The "Long Winter" setting is a masterstroke. The environment becomes as much of an enemy as the Dunlendings. There’s a sequence involving a siege at the Hornburg (long before it was called Helm’s Deep) that uses the 2D medium to show scale in a way that feels fresh. It’s a reminder that animation allows for a specific kind of epic poetry—like the way a cape flutters in a blizzard or the way blood looks against a white landscape—that live-action still struggles to replicate without looking like a video game.
The Franchise Fatigue Factor
We have to address the Mûmak in the room: Do we actually need more Lord of the Rings? In a landscape saturated with "legacy sequels" and IP mining, The War of the Rohirrim feels like a gamble. It’s a $30 million experiment that didn't exactly set the box office on fire, which is a shame. I suspect this will be one of those films that people "discover" on a streaming service three years from now and wonder why they didn't see it on the big screen.
It isn't perfect. The pacing in the second act drags a bit, and the blend of traditional hand-drawn backgrounds with 3D-assisted character models occasionally results in some wonky movement that looks like a 2005 PlayStation cinematic.

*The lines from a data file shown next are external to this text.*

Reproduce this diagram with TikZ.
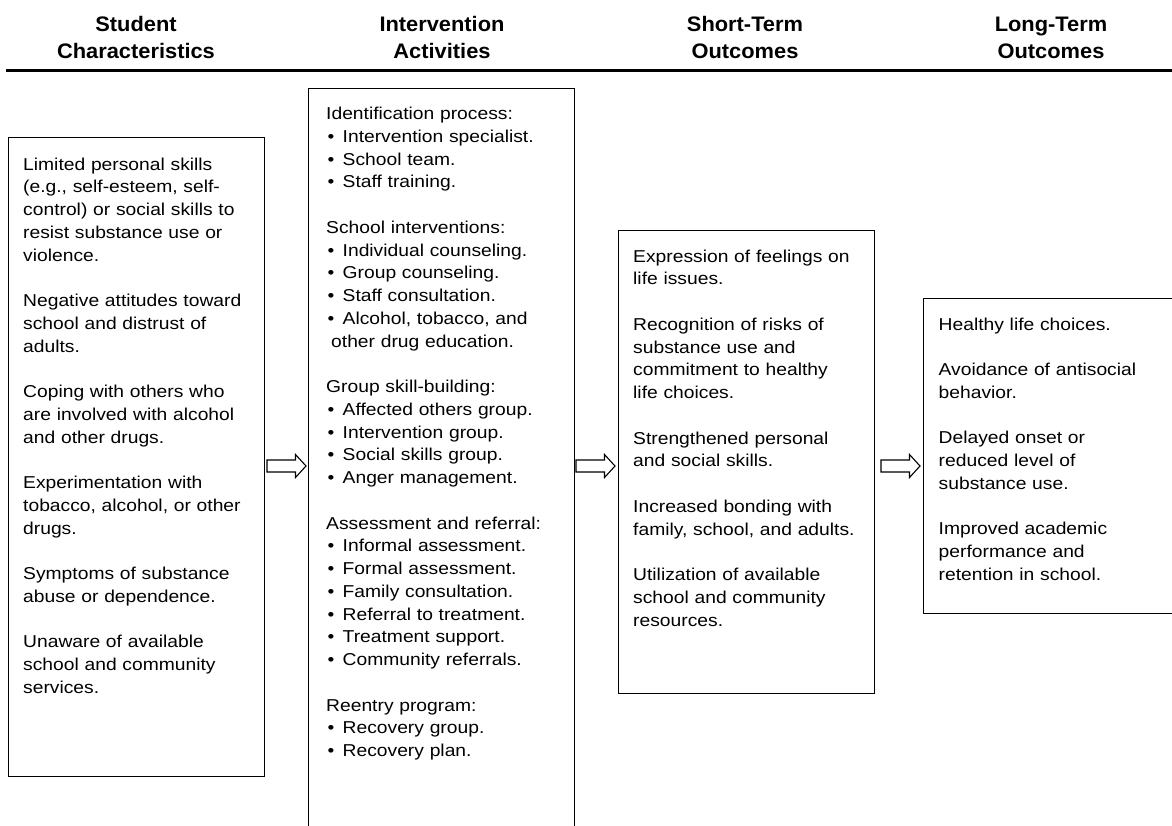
\documentclass[tikz,border=0pt]{standalone}
\usepackage{fontspec}
\setmainfont{Liberation Sans}[FakeStretch=1.12]
\newfontfamily\headfont{Liberation Sans}[FakeStretch=1.04]
\newcommand{\bul}{\makebox[16.5pt][l]{\hspace{1.5pt}•}}
\newcommand{\bodyfont}{\fontsize{17.2}{22.75}\selectfont}
\newcommand{\gap}{\\[22.75pt]}
\tikzset{
  box/.style={draw=black, line width=1.2pt, anchor=north west, inner sep=0pt},
  boxtext/.style={anchor=base west, inner sep=0pt, text width=260pt, align=left, font=\bodyfont},
  headtext/.style={anchor=base, inner sep=0pt, text width=220pt, align=center, font=\headfont\bfseries\fontsize{21}{26.6}\selectfont},
  blockarrow/.style={draw=black, line width=1.1pt, fill=white, line join=miter}
}
\newcommand{\blockarrowpath}[1]{%
  \draw[blockarrow] (#1) ++(0,-6) -- ++(28.5,0) -- ++(0,-5.5) -- ++(10.5,11.5)
    -- ++(-10.5,11.5) -- ++(0,-5.5) -- ++(-28.5,0) -- cycle;}
\begin{document}
\begin{tikzpicture}[x=1pt,y=-1pt]
\useasboundingbox (0,0) rectangle (1172,825);
\clip (0,0) rectangle (1172,825);

% headers
\node[headtext] (h1) at (136,31.7) {Student\\Characteristics};
\node[headtext] (h2) at (442,31.7) {Intervention\\Activities};
\node[headtext] (h3) at (745,31.7) {Short-Term\\Outcomes};
\node[headtext] (h4) at (1051,31.7) {Long-Term\\Outcomes};
\coordinate (rl) at (6,70);
\coordinate (rr) at (1172,70);
\draw[line width=3pt] (rl) -- (rr);

% boxes
\node[box, minimum width=256pt, minimum height=639pt] (b1) at (8,137) {};
\node[box, minimum width=266pt, minimum height=750pt] (b2) at (308,88) {};
\node[box, minimum width=256pt, minimum height=463pt] (b3) at (618,230) {};
\node[box, minimum width=260pt, minimum height=315pt] (b4) at (923,298) {};

% texts
\node[boxtext] (t1) at (23,170) {Limited personal skills\\
(e.g., self-esteem, self-\\
control) or social skills to\\
resist substance use or\\
violence.\gap
Negative attitudes toward\\
school and distrust of\\
adults.\gap
Coping with others who\\
are involved with alcohol\\
and other drugs.\gap
Experimentation with\\
tobacco, alcohol, or other\\
drugs.\gap
Symptoms of substance\\
abuse or dependence.\gap
Unaware of available\\
school and community\\
services.};

\node[boxtext] (t2) at (326,119.5) {Identification process:\\
\bul Intervention specialist.\\
\bul School team.\\
\bul Staff training.\gap
School interventions:\\
\bul Individual counseling.\\
\bul Group counseling.\\
\bul Staff consultation.\\
\bul Alcohol, tobacco, and\\
\hspace*{5pt}other drug education.\gap
Group skill-building:\\
\bul Affected others group.\\
\bul Intervention group.\\
\bul Social skills group.\\
\bul Anger management.\gap
Assessment and referral:\\
\bul Informal assessment.\\
\bul Formal assessment.\\
\bul Family consultation.\\
\bul Referral to treatment.\\
\bul Treatment support.\\
\bul Community referrals.\gap
Reentry program:\\
\bul Recovery group.\\
\bul Recovery plan.};

\node[boxtext] (t3) at (633,262) {Expression of feelings on\\
life issues.\gap
Recognition of risks of\\
substance use and\\
commitment to healthy\\
life choices.\gap
Strengthened personal\\
and social skills.\gap
Increased bonding with\\
family, school, and adults.\gap
Utilization of available\\
school and community\\
resources.};

\node[boxtext] (t4) at (938.5,330) {Healthy life choices.\gap
Avoidance of antisocial\\
behavior.\gap
Delayed onset or\\
reduced level of\\
substance use.\gap
Improved academic\\
performance and\\
retention in school.};

% block arrows between the columns
\coordinate (a1) at (267,466);
\coordinate (a2) at (576,466);
\coordinate (a3) at (881,466);
\blockarrowpath{a1}
\blockarrowpath{a2}
\blockarrowpath{a3}
\end{tikzpicture}
\end{document}
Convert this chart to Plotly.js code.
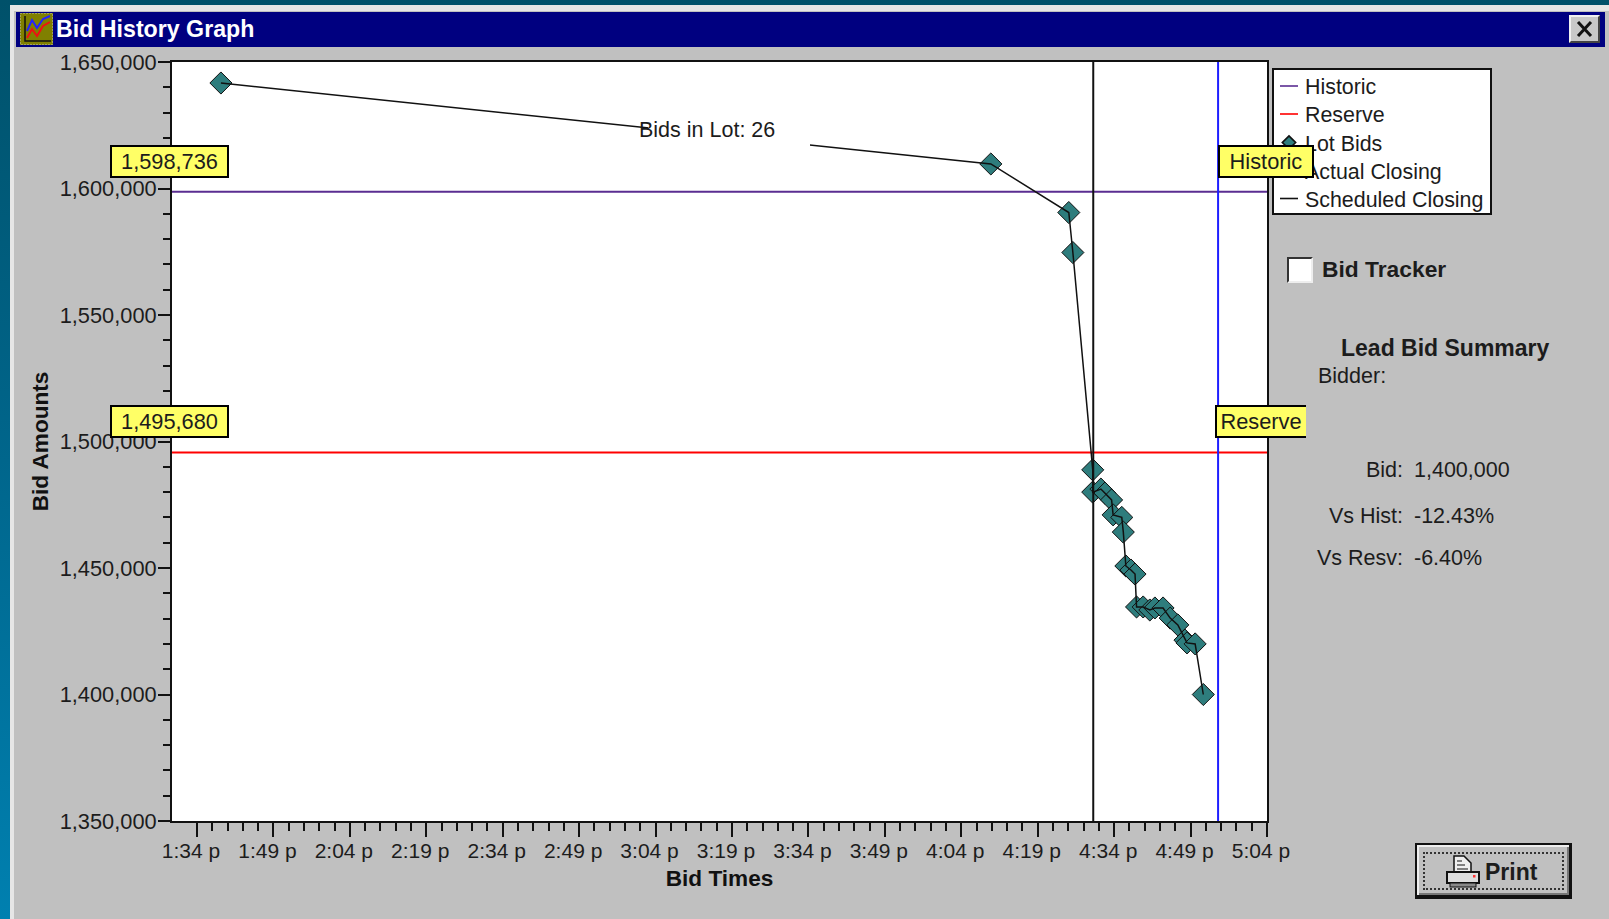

But the return of Miranda Otto as Éowyn (serving as our narrator) acts as a warm, nostalgic anchor that keeps the project from feeling too detached from the legendarium we love.
Ultimately, The War of the Rohirrim succeeds because it chooses to be a tragedy rather than a toy commercial. It honors the source material by acknowledging that history is written in blood and that heroes are often just flawed men trying to survive a storm. It’s a rugged, beautiful, and slightly weird addition to the Middle-earth canon that suggests there’s still life in these old lands—as long as we’re willing to look at them through a different lens. If this is the future of franchise spin-offs, I’m willing to keep riding.